■ SET TASK: Retype all of the data. Every line must match exactly.

□ □ □

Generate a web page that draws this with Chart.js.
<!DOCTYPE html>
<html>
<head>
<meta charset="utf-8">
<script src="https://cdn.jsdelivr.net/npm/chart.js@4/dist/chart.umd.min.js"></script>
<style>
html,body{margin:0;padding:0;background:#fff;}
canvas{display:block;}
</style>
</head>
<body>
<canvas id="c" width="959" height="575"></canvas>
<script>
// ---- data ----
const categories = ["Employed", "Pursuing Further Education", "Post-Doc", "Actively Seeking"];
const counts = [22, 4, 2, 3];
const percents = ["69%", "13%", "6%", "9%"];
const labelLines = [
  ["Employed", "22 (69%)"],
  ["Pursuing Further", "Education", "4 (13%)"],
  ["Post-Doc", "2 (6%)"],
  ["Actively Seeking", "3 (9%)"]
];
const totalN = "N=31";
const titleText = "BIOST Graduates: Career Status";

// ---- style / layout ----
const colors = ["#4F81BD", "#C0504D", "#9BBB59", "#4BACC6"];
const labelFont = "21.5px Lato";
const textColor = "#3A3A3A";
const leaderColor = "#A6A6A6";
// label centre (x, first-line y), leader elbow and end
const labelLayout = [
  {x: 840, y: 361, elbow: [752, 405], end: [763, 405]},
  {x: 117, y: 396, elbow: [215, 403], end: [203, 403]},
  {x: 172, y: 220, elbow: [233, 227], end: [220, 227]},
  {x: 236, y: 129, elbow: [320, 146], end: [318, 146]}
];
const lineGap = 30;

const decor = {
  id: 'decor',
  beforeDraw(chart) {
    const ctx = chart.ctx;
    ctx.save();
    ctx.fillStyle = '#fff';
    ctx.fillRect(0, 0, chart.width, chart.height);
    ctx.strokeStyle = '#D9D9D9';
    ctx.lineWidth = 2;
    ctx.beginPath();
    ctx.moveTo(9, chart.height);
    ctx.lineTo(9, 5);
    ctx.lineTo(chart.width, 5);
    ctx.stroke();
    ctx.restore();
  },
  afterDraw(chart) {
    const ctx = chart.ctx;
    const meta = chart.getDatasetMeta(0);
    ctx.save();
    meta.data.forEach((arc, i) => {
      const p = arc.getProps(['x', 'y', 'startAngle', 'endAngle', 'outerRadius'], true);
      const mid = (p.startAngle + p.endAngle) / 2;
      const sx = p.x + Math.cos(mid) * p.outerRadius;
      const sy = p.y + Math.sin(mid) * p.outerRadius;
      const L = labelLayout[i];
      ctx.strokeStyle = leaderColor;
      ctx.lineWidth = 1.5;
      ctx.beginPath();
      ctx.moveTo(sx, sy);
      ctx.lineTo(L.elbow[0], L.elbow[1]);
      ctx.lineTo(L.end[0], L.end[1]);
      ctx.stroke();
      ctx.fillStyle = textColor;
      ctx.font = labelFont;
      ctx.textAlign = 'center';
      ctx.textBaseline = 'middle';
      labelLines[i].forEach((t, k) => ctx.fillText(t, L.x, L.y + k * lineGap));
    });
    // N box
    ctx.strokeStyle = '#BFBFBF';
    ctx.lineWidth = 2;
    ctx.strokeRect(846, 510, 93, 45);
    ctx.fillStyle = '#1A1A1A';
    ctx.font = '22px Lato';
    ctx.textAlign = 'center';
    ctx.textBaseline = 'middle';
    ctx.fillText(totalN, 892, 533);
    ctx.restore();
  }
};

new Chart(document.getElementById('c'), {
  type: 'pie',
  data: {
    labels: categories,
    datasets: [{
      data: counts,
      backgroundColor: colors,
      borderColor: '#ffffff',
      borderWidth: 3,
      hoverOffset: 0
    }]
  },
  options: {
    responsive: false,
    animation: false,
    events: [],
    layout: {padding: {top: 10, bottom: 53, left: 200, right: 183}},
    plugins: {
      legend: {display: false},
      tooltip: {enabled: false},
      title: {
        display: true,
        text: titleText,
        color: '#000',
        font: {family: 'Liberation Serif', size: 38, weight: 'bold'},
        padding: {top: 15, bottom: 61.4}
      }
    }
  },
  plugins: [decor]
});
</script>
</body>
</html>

□ □ □

■ TASK ANSWER:
Generate a web page that draws this with Chart.js.
<!DOCTYPE html>
<html>
<head>
<meta charset="utf-8">
<script src="https://cdn.jsdelivr.net/npm/chart.js@4/dist/chart.umd.min.js"></script>
<style>
html,body{margin:0;padding:0;background:#fff;}
canvas{display:block;}
</style>
</head>
<body>
<canvas id="c" width="959" height="575"></canvas>
<script>
// ---- data ----
const categories = ["Employed", "Pursuing Further Education", "Post-Doc", "Actively Seeking"];
const counts = [22, 4, 2, 3];
const percents = ["69%", "13%", "6%", "9%"];
const labelLines = [
  ["Employed", "22 (69%)"],
  ["Pursuing Further", "Education", "4 (13%)"],
  ["Post-Doc", "2 (6%)"],
  ["Actively Seeking", "3 (9%)"]
];
const totalN = "N=31";
const titleText = "BIOST Graduates: Career Status";

// ---- style / layout ----
const colors = ["#4F81BD", "#C0504D", "#9BBB59", "#4BACC6"];
const labelFont = "21.5px Lato";
const textColor = "#3A3A3A";
const leaderColor = "#A6A6A6";
// label centre (x, first-line y), leader elbow and end
const labelLayout = [
  {x: 840, y: 361, elbow: [752, 405], end: [763, 405]},
  {x: 117, y: 396, elbow: [215, 403], end: [203, 403]},
  {x: 172, y: 220, elbow: [233, 227], end: [220, 227]},
  {x: 236, y: 129, elbow: [320, 146], end: [318, 146]}
];
const lineGap = 30;

const decor = {
  id: 'decor',
  beforeDraw(chart) {
    const ctx = chart.ctx;
    ctx.save();
    ctx.fillStyle = '#fff';
    ctx.fillRect(0, 0, chart.width, chart.height);
    ctx.strokeStyle = '#D9D9D9';
    ctx.lineWidth = 2;
    ctx.beginPath();
    ctx.moveTo(9, chart.height);
    ctx.lineTo(9, 5);
    ctx.lineTo(chart.width, 5);
    ctx.stroke();
    ctx.restore();
  },
  afterDraw(chart) {
    const ctx = chart.ctx;
    const meta = chart.getDatasetMeta(0);
    ctx.save();
    meta.data.forEach((arc, i) => {
      const p = arc.getProps(['x', 'y', 'startAngle', 'endAngle', 'outerRadius'], true);
      const mid = (p.startAngle + p.endAngle) / 2;
      const sx = p.x + Math.cos(mid) * p.outerRadius;
      const sy = p.y + Math.sin(mid) * p.outerRadius;
      const L = labelLayout[i];
      ctx.strokeStyle = leaderColor;
      ctx.lineWidth = 1.5;
      ctx.beginPath();
      ctx.moveTo(sx, sy);
      ctx.lineTo(L.elbow[0], L.elbow[1]);
      ctx.lineTo(L.end[0], L.end[1]);
      ctx.stroke();
      ctx.fillStyle = textColor;
      ctx.font = labelFont;
      ctx.textAlign = 'center';
      ctx.textBaseline = 'middle';
      labelLines[i].forEach((t, k) => ctx.fillText(t, L.x, L.y + k * lineGap));
    });
    // N box
    ctx.strokeStyle = '#BFBFBF';
    ctx.lineWidth = 2;
    ctx.strokeRect(846, 510, 93, 45);
    ctx.fillStyle = '#1A1A1A';
    ctx.font = '22px Lato';
    ctx.textAlign = 'center';
    ctx.textBaseline = 'middle';
    ctx.fillText(totalN, 892, 533);
    ctx.restore();
  }
};

new Chart(document.getElementById('c'), {
  type: 'pie',
  data: {
    labels: categories,
    datasets: [{
      data: counts,
      backgroundColor: colors,
      borderColor: '#ffffff',
      borderWidth: 3,
      hoverOffset: 0
    }]
  },
  options: {
    responsive: false,
    animation: false,
    events: [],
    layout: {padding: {top: 10, bottom: 53, left: 200, right: 183}},
    plugins: {
      legend: {display: false},
      tooltip: {enabled: false},
      title: {
        display: true,
        text: titleText,
        color: '#000',
        font: {family: 'Liberation Serif', size: 38, weight: 'bold'},
        padding: {top: 15, bottom: 61.4}
      }
    }
  },
  plugins: [decor]
});
</script>
</body>
</html>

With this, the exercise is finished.